Goal of the exercise.
Copy out all the lines exactly. Omit pictures.

Source excerpt.
>> Begin
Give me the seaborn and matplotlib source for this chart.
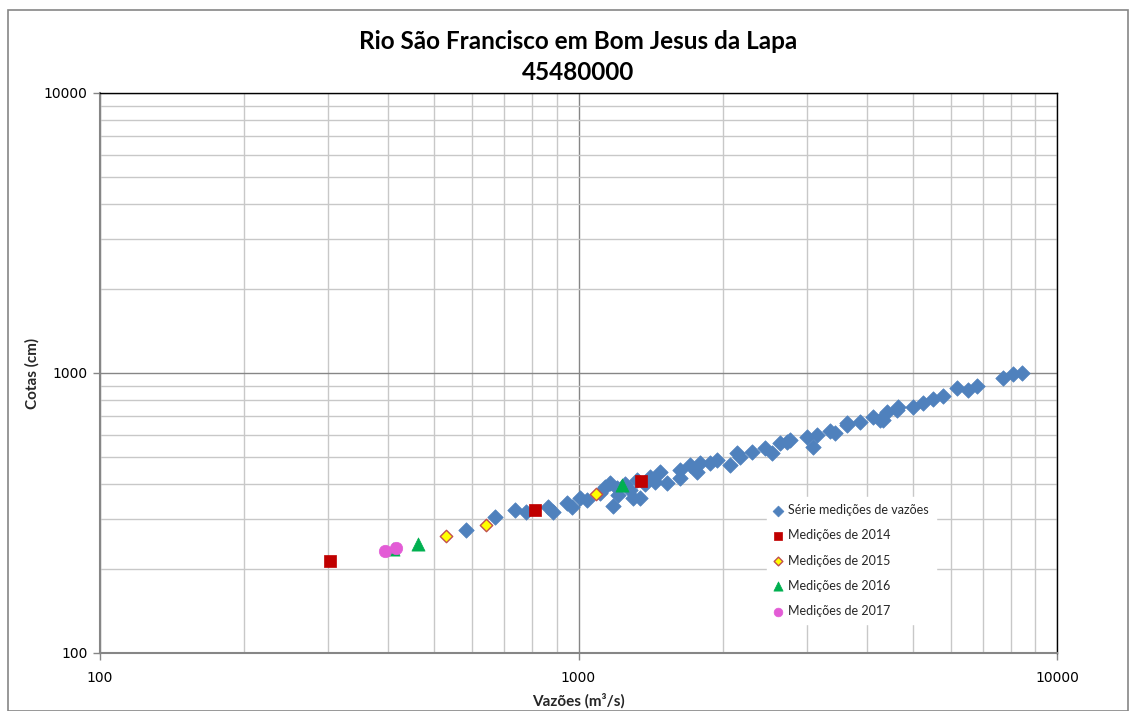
import matplotlib
matplotlib.use("Agg")
import matplotlib.pyplot as plt
import seaborn as sns
import pandas as pd
from matplotlib.ticker import LogLocator, NullFormatter, FixedLocator, FixedFormatter
from matplotlib.patches import Rectangle

# ---- data ----
serie_q = [582, 669, 737, 777, 864, 885, 946, 969, 1007, 1042, 1109, 1136, 1181, 1163,
           1203, 1209, 1251, 1281, 1300, 1344, 1325, 1377, 1410, 1445, 1480, 1531, 1630,
           1630, 1710, 1769, 1795, 1883, 1947, 2074, 2144, 2175, 2305, 2454, 2538, 2637,
           2767, 2728, 3003, 3091, 3151, 3354, 3436, 3641, 3641, 3875, 4126, 4267, 4330,
           4413, 4630, 4652, 5001, 5248, 5507, 5777, 6180, 6516, 6805, 7711, 8091, 8452]
serie_h = [275, 307, 325, 320, 333, 320, 344, 333, 358, 353, 374, 393, 336, 406,
           389, 368, 402, 383, 358, 358, 416, 402, 426, 409, 444, 406, 452,
           423, 471, 444, 478, 478, 490, 471, 519, 503, 524, 541, 519, 564,
           578, 569, 593, 546, 603, 623, 613, 665, 654, 670, 699, 682, 682,
           728, 740, 759, 759, 784, 810, 831, 887, 873, 895, 963, 988, 1004]

q2014 = [302, 811, 1351]
h2014 = [213, 325, 412]
q2015 = [529, 641, 1088]
h2015 = [262, 287, 371]
q2016 = [410, 462, 1233]
h2016 = [236, 245, 399]
q2017 = [394, 416]
h2017 = [232, 238]

labels = ["Série medições de vazões", "Medições de 2014", "Medições de 2015",
          "Medições de 2016", "Medições de 2017"]
title = "Rio São Francisco em Bom Jesus da Lapa\n45480000"
xlabel = "Vazões (m³/s)"
ylabel = "Cotas (cm)"

sns.set_style("white")
plt.rcParams['font.family'] = ['Lato', 'DejaVu Sans']

fig = plt.figure(figsize=(11.31, 7.11), dpi=100)
ax = fig.add_axes([100/1131, 1-653/711, 957/1131, 560/711])

d0 = pd.DataFrame({"q": serie_q, "h": serie_h})
d1 = pd.DataFrame({"q": q2014, "h": h2014})
d2 = pd.DataFrame({"q": q2015, "h": h2015})
d3 = pd.DataFrame({"q": q2016, "h": h2016})
d4 = pd.DataFrame({"q": q2017, "h": h2017})

sns.scatterplot(data=d0, x="q", y="h", ax=ax, marker="D", s=62, color="#4F81BD",
                edgecolor="#4F81BD", linewidth=0.5, label=labels[0], zorder=3)
sns.scatterplot(data=d1, x="q", y="h", ax=ax, marker="s", s=80, color="#C00000",
                edgecolor="#C00000", linewidth=0.5, label=labels[1], zorder=4)
sns.scatterplot(data=d2, x="q", y="h", ax=ax, marker="D", s=40, color="#FFFF00",
                edgecolor="#C0504D", linewidth=1.0, label=labels[2], zorder=4)
sns.scatterplot(data=d3, x="q", y="h", ax=ax, marker="^", s=90, color="#00B050",
                edgecolor="#00B050", linewidth=0.5, label=labels[3], zorder=4)
sns.scatterplot(data=d4, x="q", y="h", ax=ax, marker="o", s=80, color="#E35CD6",
                edgecolor="#E35CD6", linewidth=0.5, label=labels[4], zorder=5)

ax.set_xscale("log")
ax.set_yscale("log")
ax.set_xlim(100, 10000)
ax.set_ylim(100, 10000)

ax.xaxis.set_major_locator(FixedLocator([100, 1000, 10000]))
ax.xaxis.set_major_formatter(FixedFormatter(["100", "1000", "10000"]))
ax.yaxis.set_major_locator(FixedLocator([100, 1000, 10000]))
ax.yaxis.set_major_formatter(FixedFormatter(["100", "1000", "10000"]))
ax.xaxis.set_minor_locator(LogLocator(base=10, subs=range(2, 10)))
ax.yaxis.set_minor_locator(LogLocator(base=10, subs=range(2, 10)))
ax.xaxis.set_minor_formatter(NullFormatter())
ax.yaxis.set_minor_formatter(NullFormatter())

ax.grid(True, which="major", color="#868686", linewidth=1.0, zorder=0)
ax.grid(True, which="minor", color="#C8C8C8", linewidth=1.0, zorder=0)
ax.set_axisbelow(True)

ax.tick_params(axis="both", which="major", direction="out", length=5, width=1,
               color="#868686", labelsize=10, labelcolor="black", bottom=True, left=True)
ax.tick_params(axis="both", which="minor", length=0)
ax.tick_params(axis="x", pad=8)
ax.tick_params(axis="y", pad=4)
for lab in ax.get_xticklabels() + ax.get_yticklabels():
    lab.set_fontfamily("DejaVu Sans")

for s in ["left", "bottom"]:
    ax.spines[s].set_color("#868686")
    ax.spines[s].set_linewidth(1.5)
for s in ["top", "right"]:
    ax.spines[s].set_color("black")
    ax.spines[s].set_linewidth(1.0)
    ax.spines[s].set_visible(True)

ax.set_xlabel(xlabel, fontsize=11, fontweight="bold", labelpad=6)
ax.set_ylabel(ylabel, fontsize=11, fontweight="bold", labelpad=3)

fig.text(578/1131, 1-57/711, title, ha="center", va="center", fontsize=17.5,
         fontweight="bold", linespacing=1.45, color="black")

leg = ax.legend(loc="upper left", bbox_to_anchor=(0.69, 0.29), frameon=True,
                fontsize=9, labelspacing=1.05, handlelength=0.7, handletextpad=0.4,
                borderpad=0.6, fancybox=False, markerscale=0.7)
leg.get_frame().set_edgecolor("white")
leg.get_frame().set_facecolor("white")
leg.get_frame().set_alpha(1.0)
leg.set_zorder(10)

# outer chart border
fig.patches.append(Rectangle((8/1131, 0), 1 - 8/1131 - 3/1131, 1 - 10/711,
                             transform=fig.transFigure, fill=False,
                             edgecolor="#868686", linewidth=1.2))

fig.savefig("out.png", dpi=100)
>> End
Answer to the problem.
Give me the seaborn and matplotlib source for this chart.
import matplotlib
matplotlib.use("Agg")
import matplotlib.pyplot as plt
import seaborn as sns
import pandas as pd
from matplotlib.ticker import LogLocator, NullFormatter, FixedLocator, FixedFormatter
from matplotlib.patches import Rectangle

# ---- data ----
serie_q = [582, 669, 737, 777, 864, 885, 946, 969, 1007, 1042, 1109, 1136, 1181, 1163,
           1203, 1209, 1251, 1281, 1300, 1344, 1325, 1377, 1410, 1445, 1480, 1531, 1630,
           1630, 1710, 1769, 1795, 1883, 1947, 2074, 2144, 2175, 2305, 2454, 2538, 2637,
           2767, 2728, 3003, 3091, 3151, 3354, 3436, 3641, 3641, 3875, 4126, 4267, 4330,
           4413, 4630, 4652, 5001, 5248, 5507, 5777, 6180, 6516, 6805, 7711, 8091, 8452]
serie_h = [275, 307, 325, 320, 333, 320, 344, 333, 358, 353, 374, 393, 336, 406,
           389, 368, 402, 383, 358, 358, 416, 402, 426, 409, 444, 406, 452,
           423, 471, 444, 478, 478, 490, 471, 519, 503, 524, 541, 519, 564,
           578, 569, 593, 546, 603, 623, 613, 665, 654, 670, 699, 682, 682,
           728, 740, 759, 759, 784, 810, 831, 887, 873, 895, 963, 988, 1004]

q2014 = [302, 811, 1351]
h2014 = [213, 325, 412]
q2015 = [529, 641, 1088]
h2015 = [262, 287, 371]
q2016 = [410, 462, 1233]
h2016 = [236, 245, 399]
q2017 = [394, 416]
h2017 = [232, 238]

labels = ["Série medições de vazões", "Medições de 2014", "Medições de 2015",
          "Medições de 2016", "Medições de 2017"]
title = "Rio São Francisco em Bom Jesus da Lapa\n45480000"
xlabel = "Vazões (m³/s)"
ylabel = "Cotas (cm)"

sns.set_style("white")
plt.rcParams['font.family'] = ['Lato', 'DejaVu Sans']

fig = plt.figure(figsize=(11.31, 7.11), dpi=100)
ax = fig.add_axes([100/1131, 1-653/711, 957/1131, 560/711])

d0 = pd.DataFrame({"q": serie_q, "h": serie_h})
d1 = pd.DataFrame({"q": q2014, "h": h2014})
d2 = pd.DataFrame({"q": q2015, "h": h2015})
d3 = pd.DataFrame({"q": q2016, "h": h2016})
d4 = pd.DataFrame({"q": q2017, "h": h2017})

sns.scatterplot(data=d0, x="q", y="h", ax=ax, marker="D", s=62, color="#4F81BD",
                edgecolor="#4F81BD", linewidth=0.5, label=labels[0], zorder=3)
sns.scatterplot(data=d1, x="q", y="h", ax=ax, marker="s", s=80, color="#C00000",
                edgecolor="#C00000", linewidth=0.5, label=labels[1], zorder=4)
sns.scatterplot(data=d2, x="q", y="h", ax=ax, marker="D", s=40, color="#FFFF00",
                edgecolor="#C0504D", linewidth=1.0, label=labels[2], zorder=4)
sns.scatterplot(data=d3, x="q", y="h", ax=ax, marker="^", s=90, color="#00B050",
                edgecolor="#00B050", linewidth=0.5, label=labels[3], zorder=4)
sns.scatterplot(data=d4, x="q", y="h", ax=ax, marker="o", s=80, color="#E35CD6",
                edgecolor="#E35CD6", linewidth=0.5, label=labels[4], zorder=5)

ax.set_xscale("log")
ax.set_yscale("log")
ax.set_xlim(100, 10000)
ax.set_ylim(100, 10000)

ax.xaxis.set_major_locator(FixedLocator([100, 1000, 10000]))
ax.xaxis.set_major_formatter(FixedFormatter(["100", "1000", "10000"]))
ax.yaxis.set_major_locator(FixedLocator([100, 1000, 10000]))
ax.yaxis.set_major_formatter(FixedFormatter(["100", "1000", "10000"]))
ax.xaxis.set_minor_locator(LogLocator(base=10, subs=range(2, 10)))
ax.yaxis.set_minor_locator(LogLocator(base=10, subs=range(2, 10)))
ax.xaxis.set_minor_formatter(NullFormatter())
ax.yaxis.set_minor_formatter(NullFormatter())

ax.grid(True, which="major", color="#868686", linewidth=1.0, zorder=0)
ax.grid(True, which="minor", color="#C8C8C8", linewidth=1.0, zorder=0)
ax.set_axisbelow(True)

ax.tick_params(axis="both", which="major", direction="out", length=5, width=1,
               color="#868686", labelsize=10, labelcolor="black", bottom=True, left=True)
ax.tick_params(axis="both", which="minor", length=0)
ax.tick_params(axis="x", pad=8)
ax.tick_params(axis="y", pad=4)
for lab in ax.get_xticklabels() + ax.get_yticklabels():
    lab.set_fontfamily("DejaVu Sans")

for s in ["left", "bottom"]:
    ax.spines[s].set_color("#868686")
    ax.spines[s].set_linewidth(1.5)
for s in ["top", "right"]:
    ax.spines[s].set_color("black")
    ax.spines[s].set_linewidth(1.0)
    ax.spines[s].set_visible(True)

ax.set_xlabel(xlabel, fontsize=11, fontweight="bold", labelpad=6)
ax.set_ylabel(ylabel, fontsize=11, fontweight="bold", labelpad=3)

fig.text(578/1131, 1-57/711, title, ha="center", va="center", fontsize=17.5,
         fontweight="bold", linespacing=1.45, color="black")

leg = ax.legend(loc="upper left", bbox_to_anchor=(0.69, 0.29), frameon=True,
                fontsize=9, labelspacing=1.05, handlelength=0.7, handletextpad=0.4,
                borderpad=0.6, fancybox=False, markerscale=0.7)
leg.get_frame().set_edgecolor("white")
leg.get_frame().set_facecolor("white")
leg.get_frame().set_alpha(1.0)
leg.set_zorder(10)

# outer chart border
fig.patches.append(Rectangle((8/1131, 0), 1 - 8/1131 - 3/1131, 1 - 10/711,
                             transform=fig.transFigure, fill=False,
                             edgecolor="#868686", linewidth=1.2))

fig.savefig("out.png", dpi=100)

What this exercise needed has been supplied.